When people fish in my boat they find out real quick that I don't allow any of their stuff to be stored on the deck, they have to store it in a compartment. If you don't do it that way by the end of the day the deck of the boat looks like a teenagers bedroom with all the crap floating around.


----------



## Flat Mad (Feb 12, 2017)

Capnredfish said:


> Don't hate me. Sorry guys it must be me or you like too much crap out on the skiff. Everything I need from sun block to tackle stays in bag below deck till needed. Only two tools out. Pliers wedged into cooler handle and Boga gets clipped to casting platform turn buckle or cooler handle. Both in reach from either side of skiff. No drink holders placed about. Break time, get a drink. Finish and stow container.
> Must be my OCD, minor case of it. I don't even like stuff in my truck. Map pockets and other bins are simply there to give interior a look of purpose. Not gum wrapper and used napkin holders.
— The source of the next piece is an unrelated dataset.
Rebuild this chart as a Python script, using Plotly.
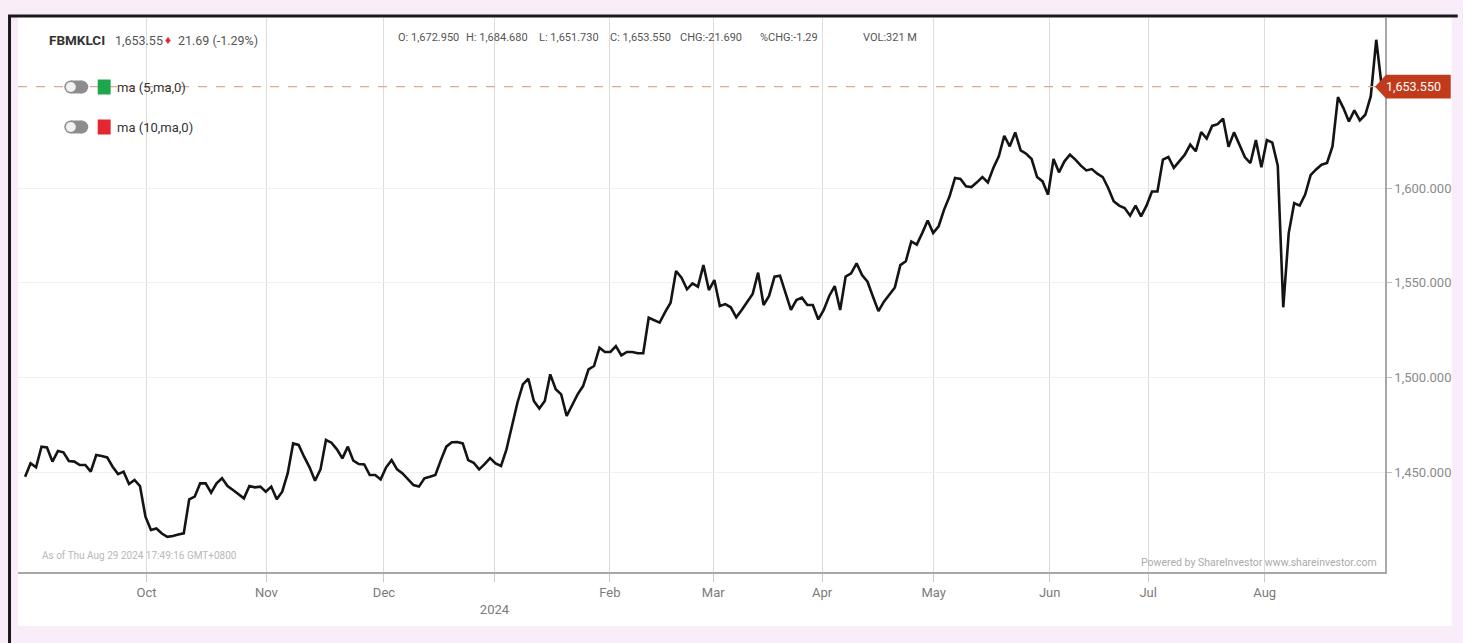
import plotly.graph_objects as go

# ---------------- data ----------------
close_aug_oct = [
    1447.5, 1454.6, 1452.5, 1463.4, 1463.0, 1455.5, 1461.1, 1460.4, 1455.8, 1455.5,
    1453.7, 1453.7, 1450.2, 1459.0, 1458.5, 1457.7, 1452.8, 1448.9, 1450.2, 1443.7,
    1445.8, 1442.6, 1426.4, 1419.4, 1420.2, 1417.5, 1415.8, 1416.2, 1417.0, 1417.6,
    1435.6, 1437.0, 1444.0, 1444.0, 1439.1, 1444.0, 1446.7, 1442.6, 1440.5, 1438.5,
    1436.1, 1442.6, 1441.9, 1442.3, 1439.6, 1442.3, 1435.6, 1439.6, 1449.3, 1465.1,
    1464.3, 1458.1, 1452.5, 1445.4, 1451.4, 1466.9, 1465.5, 1462.0, 1457.2, 1463.4,
    1456.0, 1454.2, 1454.0, 1448.4, 1448.4, 1446.1, 1452.5, 1456.3, 1451.4, 1449.3,
    1446.3, 1443.1, 1442.3, 1446.7, 1447.5, 1448.4, 1456.3, 1463.4, 1465.7, 1465.8,
    1465.1, 1456.3, 1454.9, 1451.4, 1454.2, 1457.4, 1454.6, 1453.2,
]
close_jan_feb = [
    1462.0, 1474.3, 1486.6, 1496.3, 1499.3, 1487.5, 1483.5, 1487.5, 1501.6, 1493.7,
    1491.0, 1479.6, 1485.7, 1491.0, 1495.4, 1504.2, 1506.0, 1515.7, 1513.4, 1513.4,
    1516.5, 1511.6, 1513.4, 1513.4, 1512.7, 1512.7, 1531.5, 1530.3, 1528.9, 1534.5,
    1539.4, 1556.2, 1552.6, 1546.5, 1549.6, 1547.9,
]
close_mar_apr = [
    1559.3, 1546.1, 1551.4, 1537.7, 1538.7, 1537.0, 1531.7, 1535.6, 1540.0, 1544.0,
    1555.3, 1538.2, 1543.0, 1553.2, 1553.7, 1545.2, 1535.6, 1540.8, 1542.1, 1538.2,
    1538.2, 1530.6, 1535.6, 1543.0, 1548.2, 1535.6, 1553.2, 1554.9, 1560.2, 1554.0,
    1550.5, 1542.6, 1535.0, 1540.0, 1544.0, 1547.5, 1559.3,
]
close_may_jul = [
    1561.3, 1571.8, 1570.1, 1576.2, 1582.9, 1576.2, 1579.8, 1588.6, 1595.6, 1605.3,
    1604.8, 1600.9, 1600.5, 1603.0, 1605.8, 1603.0, 1610.6, 1616.7, 1627.6, 1622.0,
    1629.4, 1619.9, 1618.1, 1615.3, 1605.8, 1603.5, 1596.5, 1615.3, 1608.3, 1614.1,
    1617.6, 1615.0, 1611.8, 1609.3, 1610.0, 1607.6, 1605.8, 1600.0, 1593.0, 1590.7,
    1589.4, 1585.4, 1590.7, 1585.0, 1590.7, 1598.2, 1598.2, 1615.0, 1616.4, 1610.6,
    1614.1, 1617.6, 1622.9, 1619.4,
]
close_jul_aug = [
    1629.6, 1626.1, 1632.8, 1633.7, 1636.7, 1621.8, 1629.4, 1622.5, 1616.2, 1613.2,
    1625.3, 1611.0, 1625.3, 1624.0, 1611.8, 1537.0, 1576.2, 1592.0, 1590.7, 1596.5,
    1606.8, 1609.8, 1612.3, 1613.2, 1622.0, 1648.0, 1642.2, 1635.2, 1641.0, 1635.7,
    1638.7, 1648.5, 1678.3, 1653.55,
]
closes = close_aug_oct + close_jan_feb + close_mar_apr + close_may_jul + close_jul_aug
sessions = list(range(len(closes)))

month_tick_sessions = [22.2, 44.1, 65.6, 85.8, 106.9, 125.8, 145.7, 166.1, 187.3, 205.3, 226.6]
month_tick_labels = ["Oct", "Nov", "Dec", "<br>2024", "Feb", "Mar", "Apr", "May", "Jun", "Jul", "Aug"]
price_ticks = [1450, 1500, 1550, 1600]

last_close = 1653.55
header_name = "FBMKLCI"
header_last = "1,653.55"
header_change = "21.69 (-1.29%)"
ohlc_items = ["O: 1,672.950", "H: 1,684.680", "L: 1,651.730", "C: 1,653.550",
              "CHG:-21.690", "%CHG:-1.29", "VOL:321 M"]
ma_labels = ["ma (5,ma,0)", "ma (10,ma,0)"]
ma_colors = ["#1ea64f", "#e5252f"]

# ---------------- layout geometry ----------------
W, H = 1463, 643
L, R, T, B = 18, 73, 18, 71
PW, PH = W - L - R, H - T - B
FONT = "Roboto, Liberation Sans, sans-serif"
BG = "#f8edf9"


def fx(xp):
    return (xp - L) / PW


def fy(yp):
    return (H - B - yp) / PH


fig = go.Figure()
fig.add_trace(go.Scatter(x=sessions, y=closes, mode="lines",
                         line=dict(color="#141414", width=2.6),
                         hoverinfo="skip", showlegend=False))

shapes = []
# white chart card
shapes.append(dict(type="rect", xref="paper", yref="paper", x0=fx(18), x1=fx(1457),
                   y0=fy(626), y1=fy(17), fillcolor="white", line=dict(width=0), layer="below"))
# black frame lines
shapes.append(dict(type="line", xref="paper", yref="paper", x0=fx(8), x1=fx(1463),
                   y0=fy(16), y1=fy(16), line=dict(color="#1a1a1a", width=3)))
shapes.append(dict(type="line", xref="paper", yref="paper", x0=fx(9.5), x1=fx(9.5),
                   y0=fy(16), y1=fy(643), line=dict(color="#1a1a1a", width=3)))
# last price dashed line
shapes.append(dict(type="line", xref="paper", yref="y", x0=0, x1=1, y0=last_close, y1=last_close,
                   line=dict(color="#e3a595", width=1.2, dash="dash")))
# price tag
d = 6.3
a, b, c = fx(1380), fx(1391), fx(1456)
shapes.append(dict(type="path", xref="paper", yref="y",
                   path=f"M {a},{last_close} L {b},{last_close + d} L {c},{last_close + d} "
                        f"L {c},{last_close - d} L {b},{last_close - d} Z",
                   fillcolor="#c23a1c", line=dict(width=0)))


# toggles and colour squares of the indicator list
def circle(xc, yc, r, color):
    return dict(type="circle", xref="paper", yref="paper", xsizemode="pixel", ysizemode="pixel",
                xanchor=fx(xc), yanchor=fy(yc), x0=-r, x1=r, y0=-r, y1=r,
                fillcolor=color, line=dict(width=0))


for k, yc in enumerate([87, 127]):
    shapes.append(circle(71, yc, 6.5, "#8d8d8d"))
    shapes.append(circle(82, yc, 6.5, "#8d8d8d"))
    shapes.append(dict(type="rect", xref="paper", yref="paper", x0=fx(71), x1=fx(82),
                       y0=fy(yc + 6.5), y1=fy(yc - 6.5), fillcolor="#8d8d8d", line=dict(width=0)))
    shapes.append(circle(71, yc, 5, "#f2f2f2"))
    shapes.append(dict(type="rect", xref="paper", yref="paper", x0=fx(98), x1=fx(111),
                       y0=fy(yc + 7.5), y1=fy(yc - 7.5), fillcolor=ma_colors[k], line=dict(width=0)))

ann = []


def text(xp, yp, s, size=12, color="#444", anchor="left", bold=False):
    ann.append(dict(xref="paper", yref="paper", x=fx(xp), y=fy(yp), text=f"<b>{s}</b>" if bold else s,
                    showarrow=False, xanchor=anchor, yanchor="middle",
                    font=dict(family=FONT, size=size, color=color)))


text(47, 40, header_name, size=13.5, color="#333", bold=True)
text(113, 40, header_last, size=12.5, color="#555")
text(164, 40, "♦", size=12, color="#e3262f")
text(177, 40, header_change, size=12.5, color="#555")
for xp, s in zip([397, 466, 539, 610, 680, 761, 864], ohlc_items):
    text(xp, 38, s, size=11, color="#555")
for k, yc in enumerate([87, 127]):
    text(115, yc, ma_labels[k], size=13, color="#333")
text(40, 555, "As of Thu Aug 29 2024 17:49:16 GMT+0800", size=10, color="#b8b8b8")
text(1384, 562, "Powered by ShareInvestor www.shareinvestor.com", size=10.5, color="#ababab", anchor="right")
ann.append(dict(xref="paper", yref="y", x=fx(1419), y=last_close, text="1,653.550", showarrow=False,
                xanchor="center", yanchor="middle", font=dict(family=FONT, size=12.5, color="white")))

fig.update_layout(
    width=W, height=H,
    margin=dict(l=L, r=R, t=T, b=B, pad=0),
    paper_bgcolor=BG,
    plot_bgcolor="white",
    showlegend=False,
    shapes=shapes,
    annotations=ann,
    font=dict(family=FONT, color="#888"),
    xaxis=dict(range=[-1.3, 248.6], tickmode="array", tickvals=month_tick_sessions,
               ticktext=month_tick_labels, showgrid=True, gridcolor="#dcdcdc", gridwidth=1,
               zeroline=False, showline=True, linecolor="#a8a8a8", linewidth=1.5,
               ticks="outside", ticklen=8, tickcolor="#c8c8c8",
               tickfont=dict(family=FONT, size=13, color="#7a7a7a")),
    yaxis=dict(range=[1397.2, 1689.8], side="right", tickmode="array", tickvals=price_ticks,
               tickformat=",.3f", showgrid=True, gridcolor="#f0f0f0", gridwidth=1.2,
               zeroline=False, showline=True, linecolor="#a8a8a8", linewidth=1.5,
               ticks="outside", ticklen=5, tickcolor="#c0c0c0",
               tickfont=dict(family=FONT, size=13, color="#8a8a8a")),
)

fig.write_html(
    "out.html",
    config={"displayModeBar": False},
    post_script=f"document.body.style.margin='0';document.body.style.overflow='hidden';"
                f"document.body.style.backgroundColor='{BG}';",
)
I think my OCD Is bad look at my console a place for everything and everything in it place


----------



## Godzuki86 (Nov 30, 2013)

Steve_Mevers said:


> When people fish in my boat they find out real quick that I don't allow any of their stuff to be stored on the deck, they have to store it in a compartment. If you don't do it that way by the end of the day the deck of the boat looks like a teenagers bedroom with all the crap floating around.


I am the same way. The only thing on the deck is the cooler!


----------